**Work to be completed**
Print the material below exactly as it stands, please, from its first line to the line holding "const ref = useRef<HTMLCanvasElement", with no pictures.

**Material**

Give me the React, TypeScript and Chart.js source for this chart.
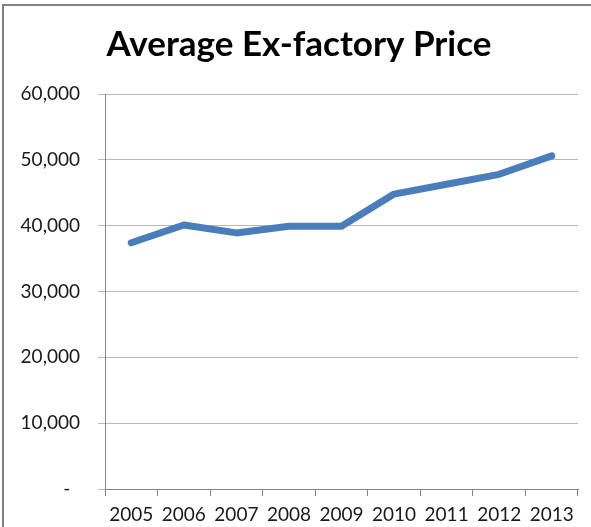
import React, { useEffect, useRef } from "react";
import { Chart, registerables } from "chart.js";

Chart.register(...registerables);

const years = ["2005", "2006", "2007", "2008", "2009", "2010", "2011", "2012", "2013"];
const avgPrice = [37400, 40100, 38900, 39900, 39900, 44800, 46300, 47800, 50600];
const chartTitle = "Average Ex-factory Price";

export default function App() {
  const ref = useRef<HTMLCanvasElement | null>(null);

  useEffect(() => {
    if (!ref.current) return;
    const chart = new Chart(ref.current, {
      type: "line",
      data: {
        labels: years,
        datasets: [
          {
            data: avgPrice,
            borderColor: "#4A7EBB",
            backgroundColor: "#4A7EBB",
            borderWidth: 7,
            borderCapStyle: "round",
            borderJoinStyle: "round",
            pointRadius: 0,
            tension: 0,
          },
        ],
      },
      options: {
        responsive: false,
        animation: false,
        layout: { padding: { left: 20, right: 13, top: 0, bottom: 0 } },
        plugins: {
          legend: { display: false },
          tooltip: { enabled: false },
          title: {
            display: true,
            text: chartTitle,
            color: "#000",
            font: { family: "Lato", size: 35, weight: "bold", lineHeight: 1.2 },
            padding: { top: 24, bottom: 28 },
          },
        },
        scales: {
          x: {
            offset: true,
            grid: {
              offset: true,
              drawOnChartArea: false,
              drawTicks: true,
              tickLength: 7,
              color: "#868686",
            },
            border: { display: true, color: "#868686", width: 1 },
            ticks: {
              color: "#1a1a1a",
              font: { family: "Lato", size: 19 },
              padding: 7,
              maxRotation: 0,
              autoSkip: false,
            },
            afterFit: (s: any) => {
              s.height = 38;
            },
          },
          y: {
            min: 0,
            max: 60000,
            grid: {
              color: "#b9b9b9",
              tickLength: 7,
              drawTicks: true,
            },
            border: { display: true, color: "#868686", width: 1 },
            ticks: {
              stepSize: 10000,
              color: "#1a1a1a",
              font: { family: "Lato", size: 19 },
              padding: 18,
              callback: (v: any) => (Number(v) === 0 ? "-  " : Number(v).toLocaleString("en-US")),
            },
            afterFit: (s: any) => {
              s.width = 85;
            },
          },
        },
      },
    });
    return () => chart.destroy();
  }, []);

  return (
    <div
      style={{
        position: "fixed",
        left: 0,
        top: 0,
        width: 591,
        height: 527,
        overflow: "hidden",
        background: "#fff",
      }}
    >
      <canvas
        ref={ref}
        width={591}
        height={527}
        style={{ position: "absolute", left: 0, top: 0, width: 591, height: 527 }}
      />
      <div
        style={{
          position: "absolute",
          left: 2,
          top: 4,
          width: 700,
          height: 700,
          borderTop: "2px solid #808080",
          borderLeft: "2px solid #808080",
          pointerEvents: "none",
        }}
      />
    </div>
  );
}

**The solution**
Give me the React, TypeScript and Chart.js source for this chart.
import React, { useEffect, useRef } from "react";
import { Chart, registerables } from "chart.js";

Chart.register(...registerables);

const years = ["2005", "2006", "2007", "2008", "2009", "2010", "2011", "2012", "2013"];
const avgPrice = [37400, 40100, 38900, 39900, 39900, 44800, 46300, 47800, 50600];
const chartTitle = "Average Ex-factory Price";

export default function App() {
  const ref = useRef<HTMLCanvasElement | null>(null);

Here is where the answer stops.